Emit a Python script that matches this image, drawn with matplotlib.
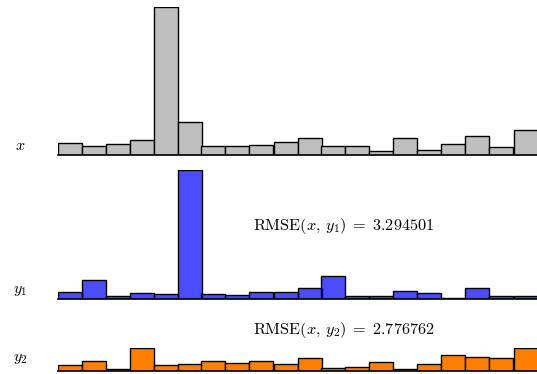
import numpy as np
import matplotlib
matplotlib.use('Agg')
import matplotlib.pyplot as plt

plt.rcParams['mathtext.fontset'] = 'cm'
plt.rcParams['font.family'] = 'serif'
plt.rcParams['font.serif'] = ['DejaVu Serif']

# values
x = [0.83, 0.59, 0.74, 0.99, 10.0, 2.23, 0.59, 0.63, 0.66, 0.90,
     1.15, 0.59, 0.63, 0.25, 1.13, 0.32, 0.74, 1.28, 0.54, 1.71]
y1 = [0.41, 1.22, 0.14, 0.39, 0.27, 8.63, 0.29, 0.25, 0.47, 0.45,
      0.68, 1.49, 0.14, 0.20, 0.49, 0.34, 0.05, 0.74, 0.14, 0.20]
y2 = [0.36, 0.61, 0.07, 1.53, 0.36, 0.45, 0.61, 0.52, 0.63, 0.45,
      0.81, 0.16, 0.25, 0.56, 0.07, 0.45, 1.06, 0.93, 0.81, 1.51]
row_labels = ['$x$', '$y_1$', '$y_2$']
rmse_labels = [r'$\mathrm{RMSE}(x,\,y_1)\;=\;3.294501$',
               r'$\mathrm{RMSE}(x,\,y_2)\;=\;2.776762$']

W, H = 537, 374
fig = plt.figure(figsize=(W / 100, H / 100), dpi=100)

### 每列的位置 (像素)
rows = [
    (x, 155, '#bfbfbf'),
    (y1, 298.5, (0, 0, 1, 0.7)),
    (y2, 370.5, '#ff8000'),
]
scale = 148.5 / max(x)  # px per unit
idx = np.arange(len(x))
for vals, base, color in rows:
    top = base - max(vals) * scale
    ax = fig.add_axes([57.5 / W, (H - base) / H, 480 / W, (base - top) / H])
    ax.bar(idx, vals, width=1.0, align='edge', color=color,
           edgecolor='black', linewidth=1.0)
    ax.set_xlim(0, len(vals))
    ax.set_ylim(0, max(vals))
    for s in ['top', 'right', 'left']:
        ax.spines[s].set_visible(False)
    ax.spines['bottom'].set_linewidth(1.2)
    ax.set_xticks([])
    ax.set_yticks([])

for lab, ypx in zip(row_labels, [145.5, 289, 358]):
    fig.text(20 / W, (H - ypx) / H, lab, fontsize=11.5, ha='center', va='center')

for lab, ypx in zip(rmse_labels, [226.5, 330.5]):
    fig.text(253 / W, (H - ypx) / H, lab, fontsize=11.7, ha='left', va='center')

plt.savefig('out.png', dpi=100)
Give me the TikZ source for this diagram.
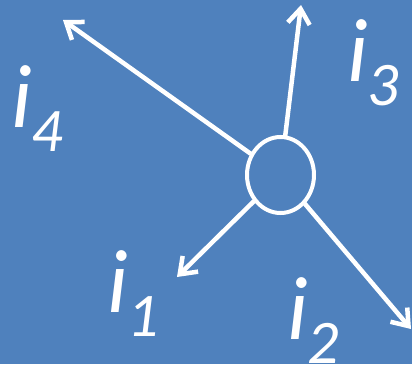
= = =
▶ _Requirement_
Leaving out the pictures, repeat the data above exactly.

▶ _Answer to the problem_
Emit a Python script that matches this image, drawn with matplotlib.
import numpy as np
import matplotlib
matplotlib.use('Agg')
import matplotlib.pyplot as plt

plt.rcParams['mathtext.fontset'] = 'cm'
plt.rcParams['font.family'] = 'serif'
plt.rcParams['font.serif'] = ['DejaVu Serif']

# values
x = [0.83, 0.59, 0.74, 0.99, 10.0, 2.23, 0.59, 0.63, 0.66, 0.90,
     1.15, 0.59, 0.63, 0.25, 1.13, 0.32, 0.74, 1.28, 0.54, 1.71]
y1 = [0.41, 1.22, 0.14, 0.39, 0.27, 8.63, 0.29, 0.25, 0.47, 0.45,
      0.68, 1.49, 0.14, 0.20, 0.49, 0.34, 0.05, 0.74, 0.14, 0.20]
y2 = [0.36, 0.61, 0.07, 1.53, 0.36, 0.45, 0.61, 0.52, 0.63, 0.45,
      0.81, 0.16, 0.25, 0.56, 0.07, 0.45, 1.06, 0.93, 0.81, 1.51]
row_labels = ['$x$', '$y_1$', '$y_2$']
rmse_labels = [r'$\mathrm{RMSE}(x,\,y_1)\;=\;3.294501$',
               r'$\mathrm{RMSE}(x,\,y_2)\;=\;2.776762$']

W, H = 537, 374
fig = plt.figure(figsize=(W / 100, H / 100), dpi=100)

### 每列的位置 (像素)
rows = [
    (x, 155, '#bfbfbf'),
    (y1, 298.5, (0, 0, 1, 0.7)),
    (y2, 370.5, '#ff8000'),
]
scale = 148.5 / max(x)  # px per unit
idx = np.arange(len(x))
for vals, base, color in rows:
    top = base - max(vals) * scale
    ax = fig.add_axes([57.5 / W, (H - base) / H, 480 / W, (base - top) / H])
    ax.bar(idx, vals, width=1.0, align='edge', color=color,
           edgecolor='black', linewidth=1.0)
    ax.set_xlim(0, len(vals))
    ax.set_ylim(0, max(vals))
    for s in ['top', 'right', 'left']:
        ax.spines[s].set_visible(False)
    ax.spines['bottom'].set_linewidth(1.2)
    ax.set_xticks([])
    ax.set_yticks([])

for lab, ypx in zip(row_labels, [145.5, 289, 358]):
    fig.text(20 / W, (H - ypx) / H, lab, fontsize=11.5, ha='center', va='center')

for lab, ypx in zip(rmse_labels, [226.5, 330.5]):
    fig.text(253 / W, (H - ypx) / H, lab, fontsize=11.7, ha='left', va='center')

plt.savefig('out.png', dpi=100)
Give me the TikZ source for this diagram.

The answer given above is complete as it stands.